But more importantly, the Big Green Egg smokes shit better than Lil Wayne (and he smokes a lot of shit.) Its ceramic shell traps heat and smoke inside it, thus allowing normally long-smoked things like pork butts and turkey bodies to take a shockingly short time. This, of course, makes it the perfect Thanksgiving tool since, as a rule of thumb, the less one has to do on Thanksgiving day, the less stress one suffers and the less fighting one does with ones father who, for five years running, decides Thanksgiving is the perfect time to discuss the evils of abortion, stem-cell research and NPR.
To test out the BGE and its turkey-making capacity, last Sunday I squared off with it for an early dry run entitled, “Happy Thanksgiving, Things May Still Go Wrong.” I had, on my side, a bunch of charcoal, some pre-soaked hickory chips (the moisture better releases their flavor) and a ten pound turkey from Frank Reese’s Heritage Farms, one of the most humane poultry concerns in the country and certified by the Animal Welfare Program.
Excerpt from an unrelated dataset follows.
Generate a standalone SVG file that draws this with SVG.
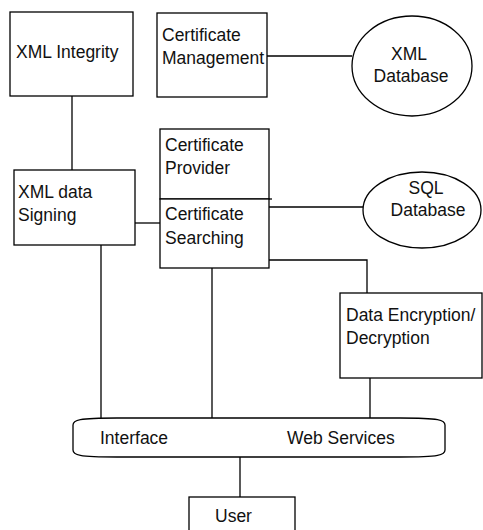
<svg xmlns="http://www.w3.org/2000/svg" width="483" height="530" viewBox="0 0 483 530">
<style>
.box{fill:#fff;stroke:#000;stroke-width:1.3}
.ln{fill:none;stroke:#000;stroke-width:1.3}
text{font-family:"Liberation Sans",Arial,sans-serif;font-size:17.5px;fill:#111}
</style>
<rect width="483" height="530" fill="#fff"/>
<g id="connectors" class="ln">
<line x1="72" y1="96" x2="72" y2="170"/>
<line x1="267" y1="56" x2="352" y2="56"/>
<line x1="135" y1="223" x2="160" y2="223"/>
<line x1="269" y1="199" x2="272" y2="199"/>
<line x1="269" y1="207" x2="363" y2="207"/>
<polyline points="269,260 367,260 367,293"/>
<line x1="101" y1="245" x2="101" y2="418"/>
<line x1="212" y1="268" x2="212" y2="418"/>
<line x1="370" y1="378" x2="370" y2="418"/>
<line x1="240" y1="457" x2="240" y2="497"/>
</g>
<g id="xml-integrity">
<rect class="box" x="10" y="12" width="123" height="84"/>
<text x="16" y="58">XML Integrity</text>
</g>
<g id="certificate-management">
<rect class="box" x="157" y="13" width="110" height="84"/>
<text x="162" y="41">Certificate</text>
<text x="162" y="64">Management</text>
</g>
<g id="xml-database">
<ellipse class="box" cx="412" cy="66" rx="60" ry="50"/>
<text x="409" y="60" text-anchor="middle">XML</text>
<text x="411" y="82" text-anchor="middle">Database</text>
</g>
<g id="xml-data-signing">
<rect class="box" x="14" y="170" width="121" height="75"/>
<text x="18" y="198">XML data</text>
<text x="18" y="221">Signing</text>
</g>
<g id="certificate-provider">
<rect class="box" x="160" y="129" width="109" height="70"/>
<text x="165" y="151">Certificate</text>
<text x="165" y="174">Provider</text>
</g>
<g id="certificate-searching">
<rect class="box" x="160" y="199" width="109" height="69"/>
<text x="165" y="220">Certificate</text>
<text x="165" y="244">Searching</text>
</g>
<g id="sql-database">
<ellipse class="box" cx="422" cy="210" rx="59" ry="38"/>
<text x="426" y="194" text-anchor="middle">SQL</text>
<text x="428" y="216" text-anchor="middle">Database</text>
</g>
<g id="data-encryption">
<rect class="box" x="340" y="293" width="142" height="85"/>
<text x="346" y="321">Data Encryption/</text>
<text x="346" y="344">Decryption</text>
</g>
<g id="interface">
<path class="box" d="M117,418 L400,418 C440,418 445,420 445,425 L445,450 C445,455 440,457 400,457 L117,457 C78,457 73,455 73,450 L73,425 C73,420 78,418 117,418 Z"/>
<text x="100" y="444">Interface</text>
<text x="287" y="444">Web Services</text>
</g>
<g id="user">
<rect class="box" x="189" y="497" width="106" height="40"/>
<text x="215" y="522">User</text>
</g>
</svg>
Franklin, I named my turkey Franklin, came with his legs tucked into its ass, like some sort of crazy yoga turkey. Happily, Franklin was flexible and easy to prepare. I’d say Franklin was a good-natured baby. I rinsed him inside and out with cold water and patted him dry. Though the recipe calls for BBQ dry rub, I made do with salt, pepper and some garlic powder. I introduced a halved yellow onion into his body cavity, for moisture, bound him and bid him lie on a trivet above a roasting pan. I threw a celery stick and another halved onion into the roasting pan along with 4 cups of low sodium organic chicken stock just so Franklin would have some things to play with during time out and took him to meet the Egg out back.
The Egg was holding steady at 350F. (The nice thing about the Egg is that it heats up quickly and holds steady with two adjustable air-flow vents that allow for almost instant and reliable adjusting.) A turkey takes 12-15 minutes per pound and it was T-2 hours until there would be boots on the ground so I placed Franklin, wet-skinned and beige, into the Egg, and told him I’d be back when he was browned and delicious and when his breast meat was at 160F (and the thigh meat read 170F). He sizzled, which is his way of saying, “KTHNXBAI.”
Franklin matured in that Egg on that autumnal Sunday afternoon. When I returned in two and a half hours time, his skin had turned caramel brown and crispy. The chicken broth had been transubstantiated into his steaming flesh. He smelled nice, smoky and rich. I smelled obscenely like whisky for, having nothing else to do, I had joined my guests in drinking heavily. Franklin rested for a quarter of an hour, while he sucked up his own juices. When we ate him, he was unsurprisingly a smokier more flavorful bird. The hickory wood had gently tanned and toasted his skin while his breast remained moist.